移植自體同源的幹細胞可望治療紅斑狼瘡

伴有嚴重肺臟損害的紅斑狼瘡女患者可以獲得21個月症狀緩解期

  2002年6月7日報導─據《Arthritis & Rheumatism》雜誌6月份一期中一項單個病例的報導,自體同源性血液幹細胞的移植,可能可以有效治療系統性紅斑狼瘡(SLE)。在移植CD34+細胞後進行一段免疫抑制的治療後,一位伴有嚴重肺臟損傷且對藥物治療無效的女性患者,可以在21個月內不用任何的藥物治療,而且肺臟和腎臟的功能得到了恢復。

  奧地利維也納大學的M. Brunner醫師,和他的同事們寫道:「對於患有嚴重自身免疫性疾病的患者包括SLE,利用移植自身同源性血液幹細胞的方法,來清除免疫系統中自身免疫性T細胞是一種治療的選擇。」

  儘管在4年的時間堙A採用了類固醇、azathioprine、cyclophosphamide、和immunopheresis的強化治療,這名18歲的女性仍患有涉及機體多個系統的SLE並需要接受重覆的機械性通氣來治療狼瘡性肺炎。在調整了cyclophosphamide和antithymocyte globulin的用量後,她接受了每公斤體重8.87 x 106純化的CD34+細胞的注射。在治療期間,她出現了發熱和敗血症,接著出現了帶狀皰疹。

  在為期9天的治療中,患者出現了造血功能的恢復,並且在接下來的21個月中,她處於完全的臨床恢復期,伴有肺臟和腎臟功能的恢復,並且免疫抑制劑停用後,其SLE的標誌為陰性。

  作者寫道:「儘管仍需要更長時間的隨訪,來評價這種治療效果的持久程度,但是患者的治療過程提示,自身同源性血液幹細胞的移植,可能是患有SLE患者再次喚起免疫耐受的一種方法。對於高危險患者的診斷水準提高,將有可能在疾病的早期階段,在出現嚴重的終末器官損害之前實施〔移植〕。」

  Brunner的研究小組和其他小組正在設計控制臨床對SLE患者進行自身同源性血液幹細胞移植試驗的方法。

Autologous Blood Cell Transplant Holds Promise in SLE

21-Month Remission in Woman With Severe Pulmonary Impairment

By Laurie Barclay, MD
WebMD Medical News

Reviewed by Gary D. Vogin, MD

June 7, 2002 -- Autologous blood stem cell transplantation may have potential for effectively curing systemic lupus erythematosus (SLE), according to a single case report in the June issue of Arthritis & Rheumatism. Following a course of immunosuppressive therapy with transplant of CD34+ cells, a woman with severe pulmonary impairment refractory to medication has been free of all medications for 21 months, with restored pulmonary and renal function.

"For patients with severe forms of autoimmunity, including SLE, purging autoreactive T cells from the immune repertoire by transplanting autologous hematopoietic stem cells is a therapeutic option," write M. Brunner, MD, and colleagues from the University of Vienna in Austria.

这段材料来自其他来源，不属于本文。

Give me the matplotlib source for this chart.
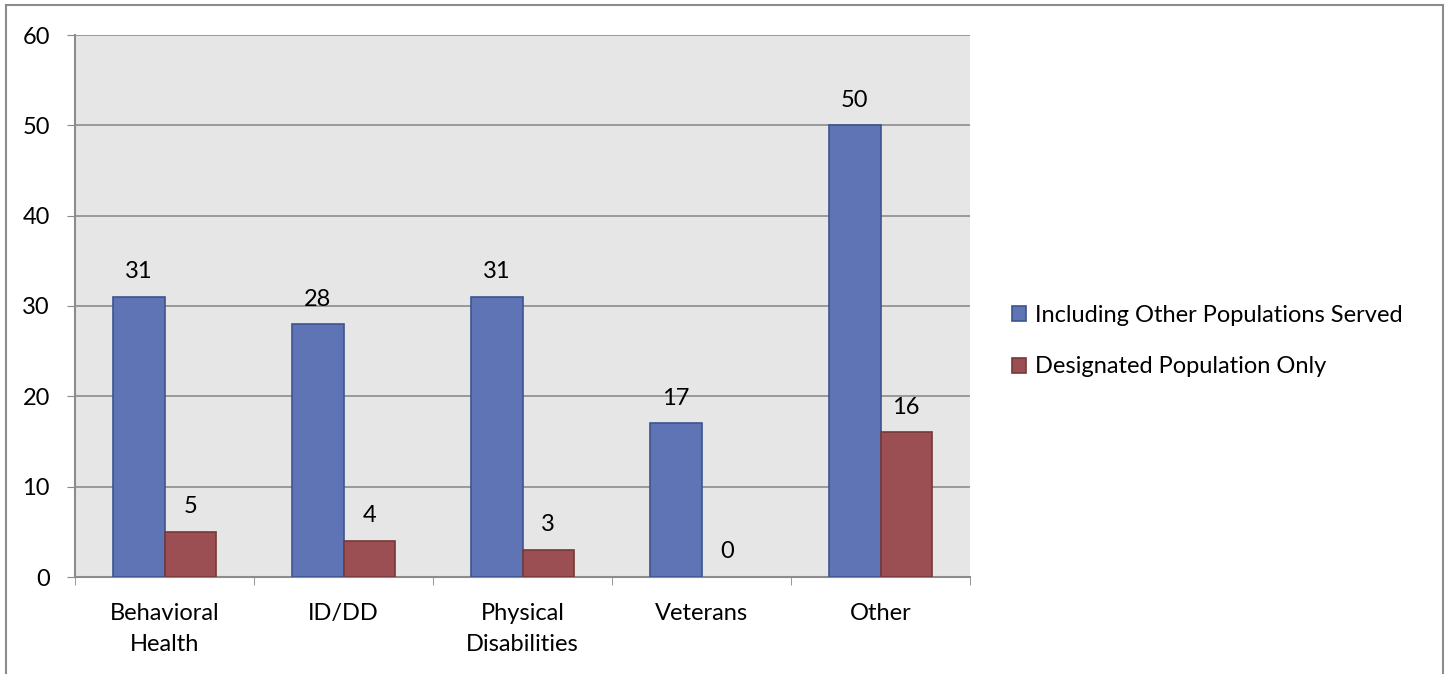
import matplotlib.pyplot as plt
from matplotlib.patches import Rectangle
import numpy as np

plt.rcParams['font.family'] = ['Lato', 'DejaVu Sans']

categories = ['Behavioral\nHealth', 'ID/DD', 'Physical\nDisabilities', 'Veterans', 'Other']
including_other = [31, 28, 31, 17, 50]
designated_only = [5, 4, 3, 0, 16]
series_names = ['Including Other Populations Served', 'Designated Population Only']

fig = plt.figure(figsize=(14.5, 6.74), dpi=100)
ax = fig.add_axes([75 / 1450, 1 - 577 / 674, 895 / 1450, 542 / 674])

x = np.arange(len(categories))
w = 0.286
b1 = ax.bar(x - w / 2, including_other, w, color='#5e74b5', edgecolor='#3d5391', linewidth=1.2,
            label=series_names[0], zorder=3)
b2 = ax.bar(x + w / 2, designated_only, w, color='#9c4f52', edgecolor='#76393b', linewidth=1.2,
            label=series_names[1], zorder=3)

for bars, vals in ((b1, including_other), (b2, designated_only)):
    for rect, v in zip(bars, vals):
        if v == 0:
            rect.set_linewidth(0)
        ax.annotate(str(v), (rect.get_x() + rect.get_width() / 2, v), xytext=(0, 18),
                    textcoords='offset points', ha='center', va='center', fontsize=17)

ax.set_facecolor('#e6e6e6')
ax.set_xlim(-0.5, len(categories) - 0.5)
ax.set_ylim(0, 60)
ax.set_yticks(range(0, 61, 10))
ax.tick_params(axis='y', labelsize=17, length=6, color='#888888', pad=12)
ax.set_xticks(x)
ax.set_xticklabels(categories, fontsize=17, linespacing=1.55)
ax.tick_params(axis='x', length=0, pad=19)
ax.set_xticks(np.arange(len(categories) + 1) - 0.5, minor=True)
ax.tick_params(axis='x', which='minor', length=6, color='#888888')
ax.grid(axis='y', color='#8c8c8c', linewidth=1.2, zorder=0)
for side in ('top', 'right'):
    ax.spines[side].set_visible(False)
for side in ('left', 'bottom'):
    ax.spines[side].set_color('#8c8c8c')
    ax.spines[side].set_linewidth(1.5)

fig.legend(handles=[b1, b2], loc='center left', bbox_to_anchor=(991 / 1450, 1 - 341 / 674),
           frameon=False, fontsize=17, handlelength=0.6, handleheight=0.6,
           handletextpad=0.35, labelspacing=1.3)

fig.patches.append(Rectangle((6 / 1450, -0.05), 1437 / 1450, 1.05 - 5 / 674,
                             transform=fig.transFigure, fill=False,
                             edgecolor='#8c8c8c', linewidth=1.5))

fig.savefig('out.png', dpi=100)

Despite aggressive treatment with steroids, azathioprine, cyclophosphamide, and immunopheresis over a 4 year period, this 18 year-old woman had multisystem involvement with SLE and required repeated mechanical ventilation for lupus pneumonitis. After conditioning with cyclophosphamide and antithymocyte globulin, she received an infusion of 8.87 x 106 purified CD34+ cells per kg of body weight. She had fever and septicemia during treatment and a subsequent episode of herpes zoster.

Within 9 days of treatment there was hematopoietic regeneration, and at 21-month follow-up she continued to be in complete clinical remission, with normal pulmonary and renal function and negative SLE markers off all immunosuppressants.

"Although a longer follow-up is required for assessment of the durability of response, the patient's course indicates that autologous hematopoietic stem cell transplantation may be a way to reinduce tolerance in patients with SLE," the authors write. "Advances in identifying high-risk patients may allow for [transplantation] during an earlier stage of disease, before the development of severe end organ damage."

Brunner's group and others are beginning controlled clinical trials of autologous blood stem cell transplantation in SLE.